##### Material provided #####
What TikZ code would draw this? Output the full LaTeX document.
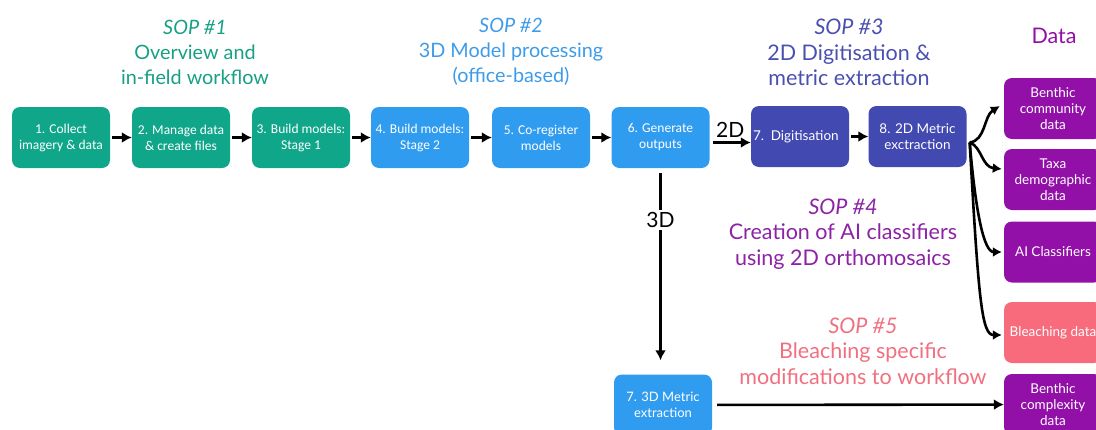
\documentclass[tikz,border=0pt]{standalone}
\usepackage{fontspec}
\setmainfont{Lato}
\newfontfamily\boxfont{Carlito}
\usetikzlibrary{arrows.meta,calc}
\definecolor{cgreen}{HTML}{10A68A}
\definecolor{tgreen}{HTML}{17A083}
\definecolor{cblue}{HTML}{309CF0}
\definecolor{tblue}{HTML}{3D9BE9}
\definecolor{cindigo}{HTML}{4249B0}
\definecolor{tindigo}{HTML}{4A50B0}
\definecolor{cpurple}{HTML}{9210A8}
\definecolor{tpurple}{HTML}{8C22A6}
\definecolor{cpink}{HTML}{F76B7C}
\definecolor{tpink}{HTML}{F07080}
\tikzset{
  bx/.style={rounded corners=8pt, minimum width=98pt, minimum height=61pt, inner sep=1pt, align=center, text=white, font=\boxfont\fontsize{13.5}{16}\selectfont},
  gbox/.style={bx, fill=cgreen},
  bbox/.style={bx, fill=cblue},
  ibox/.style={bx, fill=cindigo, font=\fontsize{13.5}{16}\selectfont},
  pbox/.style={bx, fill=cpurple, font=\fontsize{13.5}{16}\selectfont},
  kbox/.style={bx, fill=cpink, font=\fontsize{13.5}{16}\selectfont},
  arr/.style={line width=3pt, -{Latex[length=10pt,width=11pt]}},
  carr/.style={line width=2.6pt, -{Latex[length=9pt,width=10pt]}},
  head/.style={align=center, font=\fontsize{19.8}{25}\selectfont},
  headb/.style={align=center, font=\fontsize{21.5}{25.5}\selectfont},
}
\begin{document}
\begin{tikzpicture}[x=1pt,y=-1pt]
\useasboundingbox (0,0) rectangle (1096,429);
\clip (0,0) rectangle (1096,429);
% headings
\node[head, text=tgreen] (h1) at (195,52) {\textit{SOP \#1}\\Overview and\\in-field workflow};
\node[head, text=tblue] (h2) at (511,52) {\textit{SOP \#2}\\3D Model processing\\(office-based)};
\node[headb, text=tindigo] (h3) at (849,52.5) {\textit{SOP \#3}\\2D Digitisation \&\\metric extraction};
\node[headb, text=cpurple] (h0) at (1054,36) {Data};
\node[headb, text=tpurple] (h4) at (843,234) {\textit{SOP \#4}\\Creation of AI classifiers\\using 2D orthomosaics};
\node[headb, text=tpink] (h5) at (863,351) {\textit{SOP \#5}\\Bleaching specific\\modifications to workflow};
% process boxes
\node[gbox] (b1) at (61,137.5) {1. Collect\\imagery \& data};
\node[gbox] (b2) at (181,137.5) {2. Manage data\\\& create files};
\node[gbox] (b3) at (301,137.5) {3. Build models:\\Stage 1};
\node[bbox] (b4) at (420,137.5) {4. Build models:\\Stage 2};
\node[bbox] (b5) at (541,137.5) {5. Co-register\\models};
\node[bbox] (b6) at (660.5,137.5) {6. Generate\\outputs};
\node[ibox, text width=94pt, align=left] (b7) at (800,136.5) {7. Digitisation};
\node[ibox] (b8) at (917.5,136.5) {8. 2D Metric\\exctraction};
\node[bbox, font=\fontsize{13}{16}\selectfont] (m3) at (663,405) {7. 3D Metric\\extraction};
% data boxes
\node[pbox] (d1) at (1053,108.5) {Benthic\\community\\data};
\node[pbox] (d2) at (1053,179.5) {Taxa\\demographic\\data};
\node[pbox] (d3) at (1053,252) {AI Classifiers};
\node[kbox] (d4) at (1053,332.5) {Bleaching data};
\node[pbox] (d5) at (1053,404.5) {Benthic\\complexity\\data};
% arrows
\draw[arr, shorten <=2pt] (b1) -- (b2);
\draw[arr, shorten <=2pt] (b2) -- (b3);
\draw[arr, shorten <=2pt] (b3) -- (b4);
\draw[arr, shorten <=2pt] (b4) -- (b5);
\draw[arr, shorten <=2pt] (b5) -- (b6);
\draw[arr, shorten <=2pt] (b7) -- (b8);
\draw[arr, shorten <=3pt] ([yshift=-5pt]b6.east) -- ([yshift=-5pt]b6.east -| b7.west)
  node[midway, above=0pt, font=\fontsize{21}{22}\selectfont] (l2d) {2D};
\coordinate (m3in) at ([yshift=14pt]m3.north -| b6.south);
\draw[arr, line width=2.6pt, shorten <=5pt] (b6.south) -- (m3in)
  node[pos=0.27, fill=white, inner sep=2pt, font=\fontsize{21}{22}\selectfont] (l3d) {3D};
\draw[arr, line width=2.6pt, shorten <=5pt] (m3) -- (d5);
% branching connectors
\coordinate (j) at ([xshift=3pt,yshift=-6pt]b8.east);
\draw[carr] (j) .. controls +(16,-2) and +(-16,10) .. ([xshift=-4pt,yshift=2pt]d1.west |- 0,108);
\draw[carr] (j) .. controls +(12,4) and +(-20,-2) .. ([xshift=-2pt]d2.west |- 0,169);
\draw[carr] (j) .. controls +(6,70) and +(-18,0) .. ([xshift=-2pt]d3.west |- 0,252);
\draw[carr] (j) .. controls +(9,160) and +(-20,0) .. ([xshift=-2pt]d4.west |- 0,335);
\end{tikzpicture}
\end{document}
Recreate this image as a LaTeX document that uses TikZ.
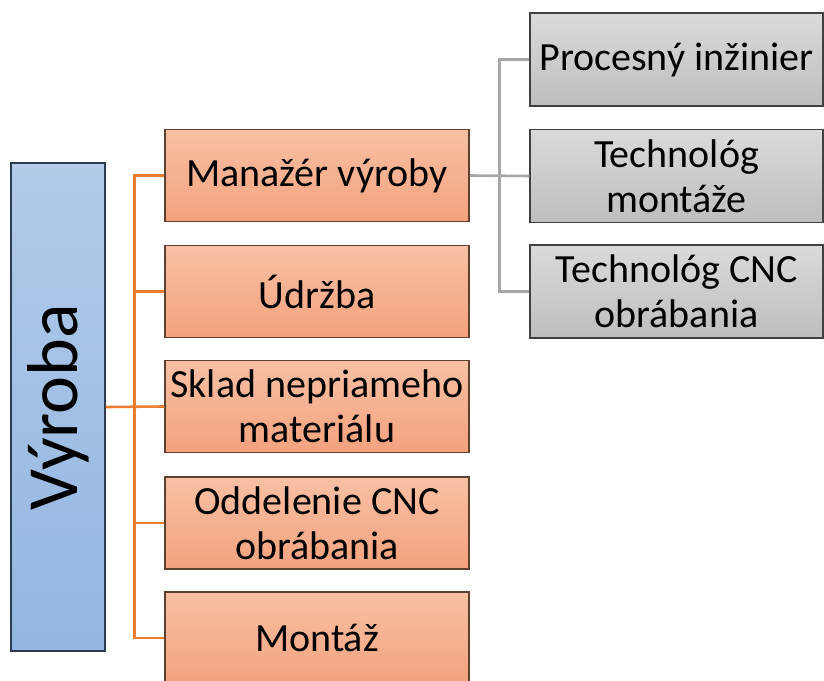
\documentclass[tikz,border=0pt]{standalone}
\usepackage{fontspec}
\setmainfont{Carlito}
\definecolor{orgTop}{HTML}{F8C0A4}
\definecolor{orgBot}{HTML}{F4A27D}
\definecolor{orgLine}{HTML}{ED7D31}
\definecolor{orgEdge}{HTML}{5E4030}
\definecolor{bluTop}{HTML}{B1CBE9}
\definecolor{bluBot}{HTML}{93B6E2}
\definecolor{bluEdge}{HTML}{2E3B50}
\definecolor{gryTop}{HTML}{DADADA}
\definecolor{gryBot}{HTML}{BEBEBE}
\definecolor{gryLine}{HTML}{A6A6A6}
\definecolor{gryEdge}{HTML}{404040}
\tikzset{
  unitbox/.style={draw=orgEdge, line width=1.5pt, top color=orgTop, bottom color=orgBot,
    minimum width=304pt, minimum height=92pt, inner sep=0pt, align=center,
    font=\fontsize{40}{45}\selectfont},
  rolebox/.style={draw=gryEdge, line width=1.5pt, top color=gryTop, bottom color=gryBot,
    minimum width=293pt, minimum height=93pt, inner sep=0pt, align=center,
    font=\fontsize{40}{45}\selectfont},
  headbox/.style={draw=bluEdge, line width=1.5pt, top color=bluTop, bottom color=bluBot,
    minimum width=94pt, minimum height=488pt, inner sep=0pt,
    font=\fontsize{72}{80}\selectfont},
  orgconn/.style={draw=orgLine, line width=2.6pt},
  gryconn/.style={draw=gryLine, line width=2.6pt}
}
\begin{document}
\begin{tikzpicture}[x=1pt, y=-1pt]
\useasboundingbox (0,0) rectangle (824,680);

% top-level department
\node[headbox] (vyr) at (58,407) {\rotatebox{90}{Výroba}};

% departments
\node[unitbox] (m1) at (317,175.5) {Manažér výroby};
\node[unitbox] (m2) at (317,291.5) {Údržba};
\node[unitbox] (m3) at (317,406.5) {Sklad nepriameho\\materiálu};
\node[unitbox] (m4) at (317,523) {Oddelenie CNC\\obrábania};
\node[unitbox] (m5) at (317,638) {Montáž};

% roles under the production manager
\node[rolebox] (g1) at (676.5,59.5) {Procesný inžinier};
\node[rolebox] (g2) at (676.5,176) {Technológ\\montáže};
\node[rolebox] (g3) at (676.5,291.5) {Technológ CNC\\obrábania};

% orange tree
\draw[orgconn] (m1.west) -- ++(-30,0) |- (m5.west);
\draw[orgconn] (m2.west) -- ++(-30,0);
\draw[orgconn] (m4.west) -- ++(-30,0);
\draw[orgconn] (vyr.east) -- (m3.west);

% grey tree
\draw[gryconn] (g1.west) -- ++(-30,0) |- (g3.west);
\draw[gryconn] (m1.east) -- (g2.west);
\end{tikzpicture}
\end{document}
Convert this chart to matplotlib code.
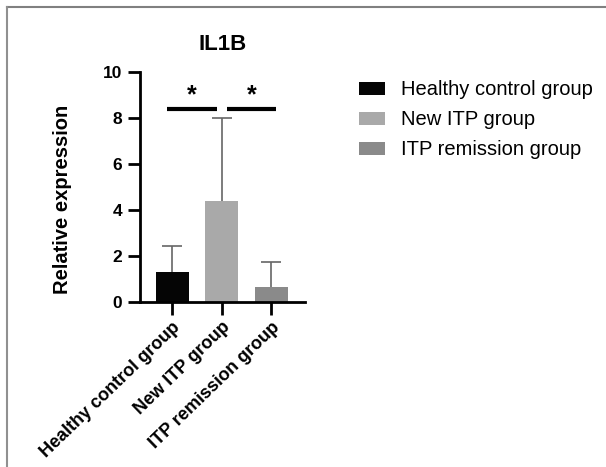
#####
| What to produce |
Copy each line in the data that holds the word "code".

| Exercise answer |
What TikZ code would draw this? Output the full LaTeX document.
Convert this chart to matplotlib code.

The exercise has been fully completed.